In the long run, one must rely on the music. Forgive the comparison, but Le Grand Macabre resembles last week’s Erwartung by Schoenberg, in that it is totally a-thematic. Where Schoenberg reached for our inner torment, Ligeti reaches for our inner funny bone. And he reaches it well.

We hear shadows of Verdi (Ligeti was the ultimate parodist), slapstick (but never slapdash) comedy and screams, but ultimately the music of Marx Brothers emotions. But oh, what a cast of singers and dancers were assembled by Mr. Gilbert.

Of course Barbara Hannigan and her above-the-top-C talk-song was impossible to do, and she did it well. But from the opening grimace of Eric Owens as Nekrotzar (the Tsar of Death) to his parade at the end, we have a singer of power and fright and humor. His drunken pal Mark Schowalter, was physically and vocally vigorous. The transvestite lovers Jennifer Black and Renée Tatum intertwined their love parcels with almost bel canto desire. And then we haveour chicken, the counter-tenor Anthony Roth Costanzo, lyrically splendid–even as he is falling about the stage dressed in a giant Lewis Carroll-type egg costume.

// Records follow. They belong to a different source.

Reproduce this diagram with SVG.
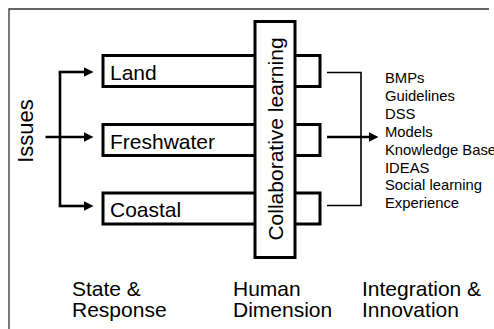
<svg xmlns="http://www.w3.org/2000/svg" width="494" height="329" viewBox="0 0 494 329">
<defs>
<marker id="ah" viewBox="0 0 10 10" refX="4" refY="5" markerWidth="10" markerHeight="10" markerUnits="userSpaceOnUse" orient="auto">
<path d="M0,0 L10,5 L0,10 z" fill="#000"/>
</marker>
<style>
.box{fill:#fff;stroke:#000;stroke-width:3}
.t{font-family:"Liberation Sans",Arial,sans-serif;fill:#000}
.big{font-size:21px}
.list{font-size:14.8px}
.arr{fill:none;stroke:#000;stroke-width:2.6;marker-end:url(#ah)}
.ln{fill:none;stroke:#000;stroke-width:2.6}
.thin{fill:none;stroke:#000;stroke-width:1.6}
</style>
</defs>
<rect width="494" height="329" fill="#fff"/>
<path d="M9,329 V9 H489" fill="none" stroke="#333" stroke-width="1.3"/>

<g id="land">
<rect class="box" x="103" y="55.5" width="217" height="31"/>
<text class="t big" x="110" y="80.3">Land</text>
</g>
<g id="freshwater">
<rect class="box" x="103" y="124.5" width="217" height="31"/>
<text class="t big" x="110" y="149">Freshwater</text>
</g>
<g id="coastal">
<rect class="box" x="103" y="193" width="217" height="31"/>
<text class="t big" x="110" y="217">Coastal</text>
</g>
<g id="collaborative">
<rect class="box" x="255" y="21.5" width="40" height="236"/>
<text class="t big" text-anchor="middle" transform="translate(283,139) rotate(-90)">Collaborative learning</text>
</g>
<g id="issues">
<text class="t" font-size="22" text-anchor="middle" transform="translate(33,131) rotate(-90)">Issues</text>
</g>
<g id="outputs" class="t list">
<text x="385" y="83.3">BMPs</text>
<text x="385" y="101.2">Guidelines</text>
<text x="385" y="119">DSS</text>
<text x="385" y="136.9">Models</text>
<text x="385" y="154.7">Knowledge Base</text>
<text x="385" y="172.6">IDEAS</text>
<text x="385" y="190.4">Social learning</text>
<text x="385" y="208.3">Experience</text>
</g>
<g id="labels" class="t big">
<text x="72" y="295.5">State &amp;</text>
<text x="72" y="317">Response</text>
<text x="233" y="295.5">Human</text>
<text x="233" y="317">Dimension</text>
<text x="362" y="295.5">Integration &amp;</text>
<text x="362" y="317">Innovation</text>
</g>
<g id="connectors">
<path class="ln" d="M60,72 V206"/>
<path class="arr" d="M58.7,72 H87.5"/>
<path class="arr" d="M45.5,137 H87.5"/>
<path class="arr" d="M58.7,206 H87.5"/>
<path class="thin" d="M327,72.5 H361 V205.5 H327"/>
<path class="arr" d="M327,137 H372.5"/>
</g>
</svg>
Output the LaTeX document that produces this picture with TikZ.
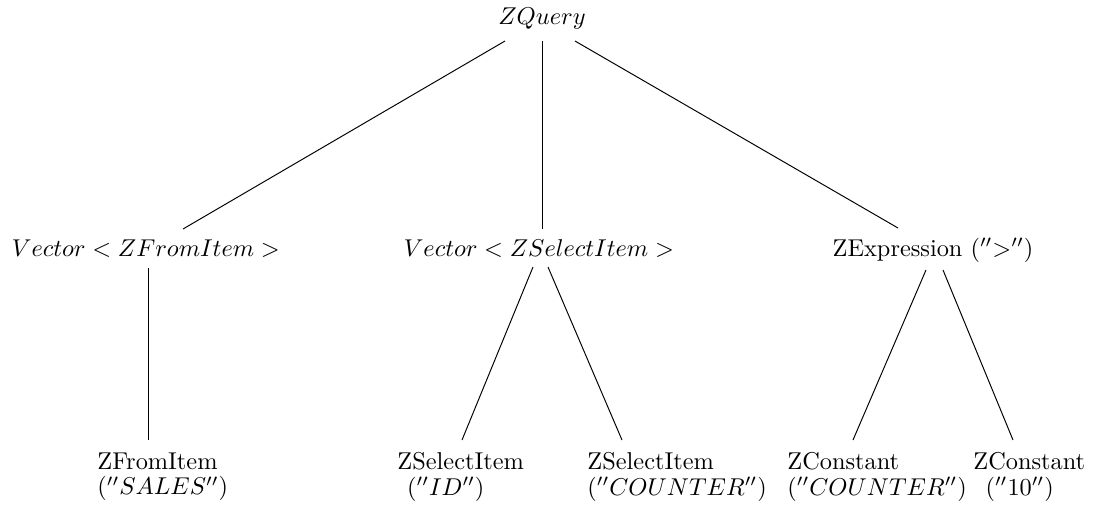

All of if blended in somehow–somehow!!–but mainly because Mr. Gilbert made certain that the questionable physicality and very questionable language was subordinate to Ligeti’s imagination.

This was the real impact of the opera. The impact of music so audacious, so startling, with such a tsunami-full of alarming effects that even the puzzlements of screen and stage became a wonderment of inspiration.